COMMODITIES RECOVERY CORPORATION, PLAINTIFF,
v.
EMERY WORLDWIDE, DEFENDANT.



The opinion of the court was delivered by: Wolin, District Judge.

OPINION

Before the Court is defendant's motion for summary judgment pursuant to Federal Rule 56. After reviewing the submissions of the parties and hearing oral argument, the Court finds that defendant is entitled to summary judgment for the reasons expressed below.

I. BACKGROUND

On August 5, 1988, plaintiff Commodities Recovery Corporation ("Commodities") contacted Emery Worldwide ("Emery") to arrange for overnight shipping of a package valued at $42,000. A Commodities' employee spoke to an Emery representative who told her that Emery would accept a package valued at $42,000 and insure it for that amount for a price of $231.25 for overnight delivery. Commodities filled out an Emery Air Waybill and stated in the Waybill that the declared value of the package was $42,000.*fn1 However, Commodities left blank the section on the bill for the description of the package's contents. In the afternoon of August 5, an Emery driver picked up Commodities' package. The package was never received at its intended destination in Miami, Florida and Commodities has brought this action to recover $42,000 from Emery.

The Emery Waybill states on the face of the bill, in bold print, that the shipment "is subject to the terms and conditions as set forth on the reverse side of this non-negotiable Air Waybill." The reverse side of the Air Waybill list the "Terms and Conditions of Contract." Item four in the "Terms and Conditions" section is entitled "Limitation of Liability." This item provides, in all capitals, "THE LIABILITY OF EMERY IS LIMITED TO $9.07 PER POUND, . . . UNLESS A HIGHER DECLARED VALUE IS REQUESTED, AND THE FEES SET FORTH IN THE EMERY SERVICE GUIDE IN EFFECT ON THE DATE OF SHIPMENT FOR SUCH HIGHER DECLARED VALUE ARE PAID BY THE SHIPPER IN NO EVENT SHALL THE LIABILITY OF EMERY EXCEED THE DECLARED VALUE OF THE SHIPMENT OR THE AMOUNT OF LOSS OR DAMAGE ACTUALLY SUSTAINED, WHICHEVER IS LOWER."
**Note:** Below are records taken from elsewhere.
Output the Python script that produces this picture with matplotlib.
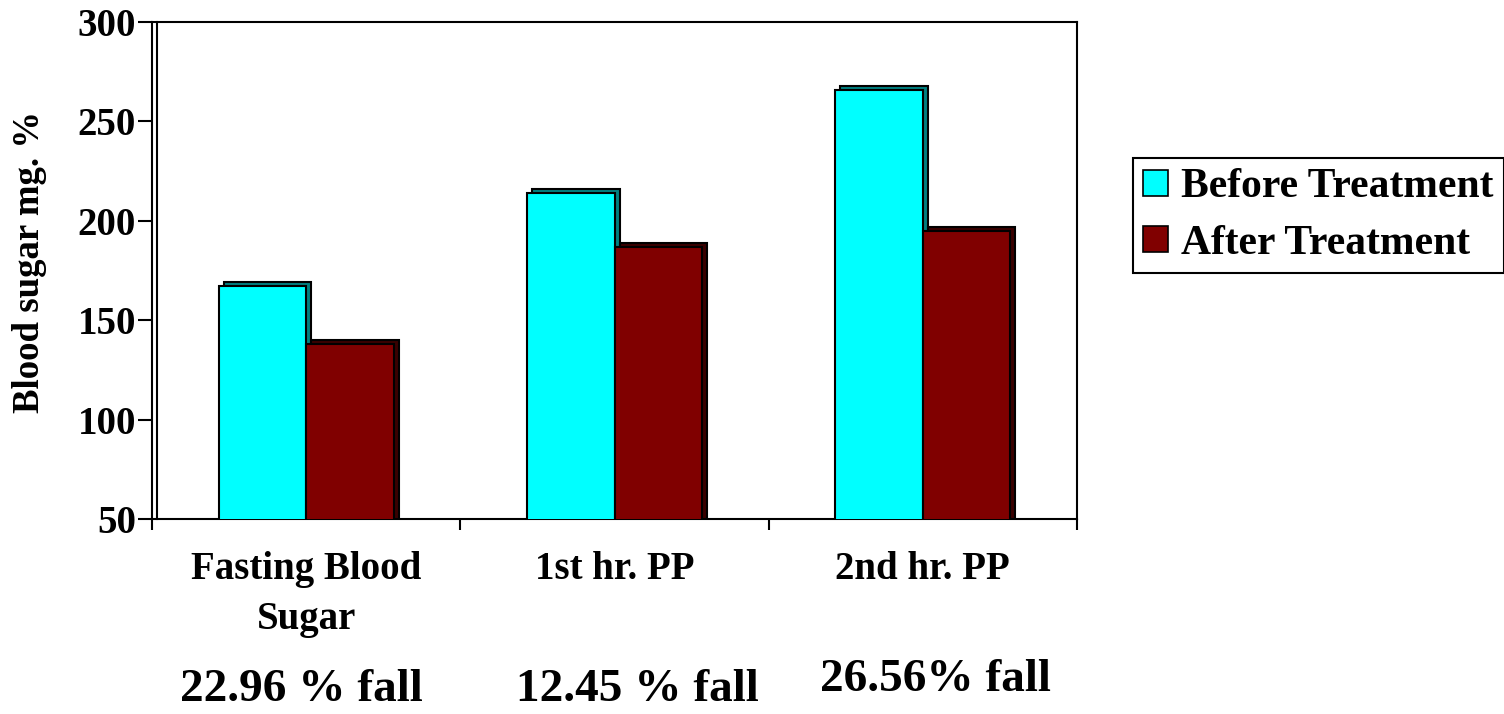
import matplotlib
matplotlib.use("Agg")
import matplotlib.pyplot as plt
import matplotlib.transforms as mtransforms
from matplotlib.patches import Rectangle, Patch
import numpy as np

categories = ["Fasting Blood\nSugar", "1st hr. PP", "2nd hr. PP"]
before = [167, 214, 266]
after = [138, 187, 195]
series_names = ["Before Treatment", "After Treatment"]
fall_labels = ["22.96 % fall", "12.45 % fall", "26.56% fall"]
yticks = [50, 100, 150, 200, 250, 300]

plt.rcParams['font.family'] = ['Liberation Serif', 'DejaVu Serif']
plt.rcParams['font.weight'] = 'bold'

fig = plt.figure(figsize=(15.04, 7.14), dpi=100)
ax = fig.add_axes([0.1011, 0.2731, 0.6150, 0.6961])

front_cols = ["#00FFFF", "#800000"]
side_cols = ["#008080", "#3A0000"]
w = 0.284
x = np.arange(len(categories))
dx_px, dy_px = 5, 4
off = mtransforms.offset_copy(ax.transData, fig=fig, x=dx_px, y=dy_px, units='dots')

for k, vals in enumerate([before, after]):
    xs = x + (k - 0.5) * w
    for xi, v in zip(xs, vals):
        back = Rectangle((xi - w / 2, 0), w, v, transform=off,
                         facecolor=side_cols[k], edgecolor='black', lw=1.5, zorder=2)
        ax.add_patch(back)
    ax.bar(xs, vals, width=w, color=front_cols[k], edgecolor='black', lw=1.5, zorder=3)

ax.set_xlim(-0.5, 2.5)
ax.set_ylim(50, 300)
ax.set_yticks(yticks)
ax.set_yticklabels([str(t) for t in yticks], fontsize=28, fontweight='bold')
ax.tick_params(axis='y', direction='out', length=10, width=1.5, pad=1.5)
ax.set_xticks([-0.5, 0.5, 1.5, 2.5])
ax.set_xticklabels([])
ax.tick_params(axis='x', direction='out', length=8, width=1.5)
for s in ax.spines.values():
    s.set_linewidth(1.5)

# category labels
for xi, c in zip(x, categories):
    ax.text(xi, -0.065, c, transform=ax.get_xaxis_transform(), ha='center', va='top',
            fontsize=28, fontweight='bold', linespacing=1.45)

# back wall line on left
wall = mtransforms.offset_copy(ax.transAxes, fig=fig, x=5, y=0, units='dots')
ax.plot([0, 0], [0, 1], transform=wall, color='black', lw=1.5, clip_on=False, zorder=4)

ax.set_ylabel("Blood sugar mg. %", fontsize=26.5, fontweight='bold')
ax.yaxis.set_label_coords(-0.114, 0.518)

# fall labels
fall_x = [301 / 1504, 637 / 1504, 935 / 1504]
fall_y = [1 - 690 / 714, 1 - 690 / 714, 1 - 680 / 714]
for fx, fy, t in zip(fall_x, fall_y, fall_labels):
    fig.text(fx, fy, t, ha='center', va='center', fontsize=34, fontweight='bold')

handles = [Patch(facecolor=front_cols[i], edgecolor='black', lw=1.2) for i in range(2)]
leg = fig.legend(handles, series_names, loc='upper left', bbox_to_anchor=(0.7533, 0.7787),
                 fontsize=30, frameon=True, fancybox=False, framealpha=1,
                 handlelength=0.6, handleheight=0.6, handletextpad=0.3,
                 borderpad=0.25, labelspacing=0.44, borderaxespad=0)
leg.get_frame().set_edgecolor('black')
leg.get_frame().set_linewidth(1.5)
for t in leg.get_texts():
    t.set_fontweight('bold')

fig.savefig("out.png", dpi=100)
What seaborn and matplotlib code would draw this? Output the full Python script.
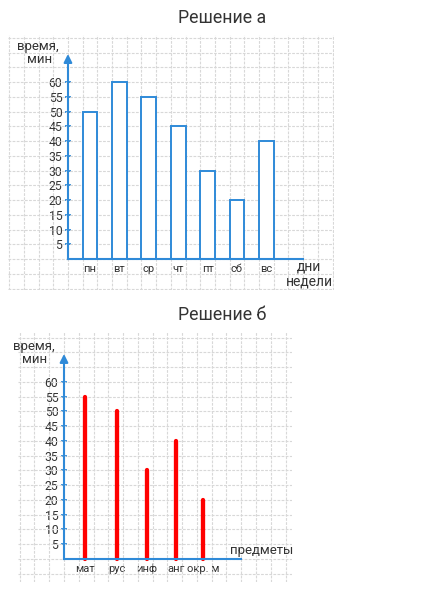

Further below this statement in Item four of the "Terms and Conditions" section, is a statement in regular size type that provides: "Shipments containing items of extraordinary value including but not limited to drawings, paintings, sculptures, porcelain, ceramics, furs, jewelry, fur trimmed clothing, watches, gems, stones, money, bullion, currency, coins, trading stamps, or other extraordinary valuable items may not be acceptable or are acceptable subject to special limitations of liability as set forth in the Emery Service Guide in effect on the date of shipment." On page 4 of the Emery Service Guide, under the bold faced heading "Shipments Not Acceptable," is a list of shipments that Emery will not accept for transportation "under any circumstances." Item F under this heading includes "Money, Currency, Bonds, Bills of Exchange, Deeds, Promissory Notes, Negotiable Securities and Stock Certificates." Item four of the terms and conditions, the limitation of liability section, states that Emery is not liable for any loss, damage, or non-delivery caused by the Shipper's violation of any of the terms or conditions contained in the Air Waybill.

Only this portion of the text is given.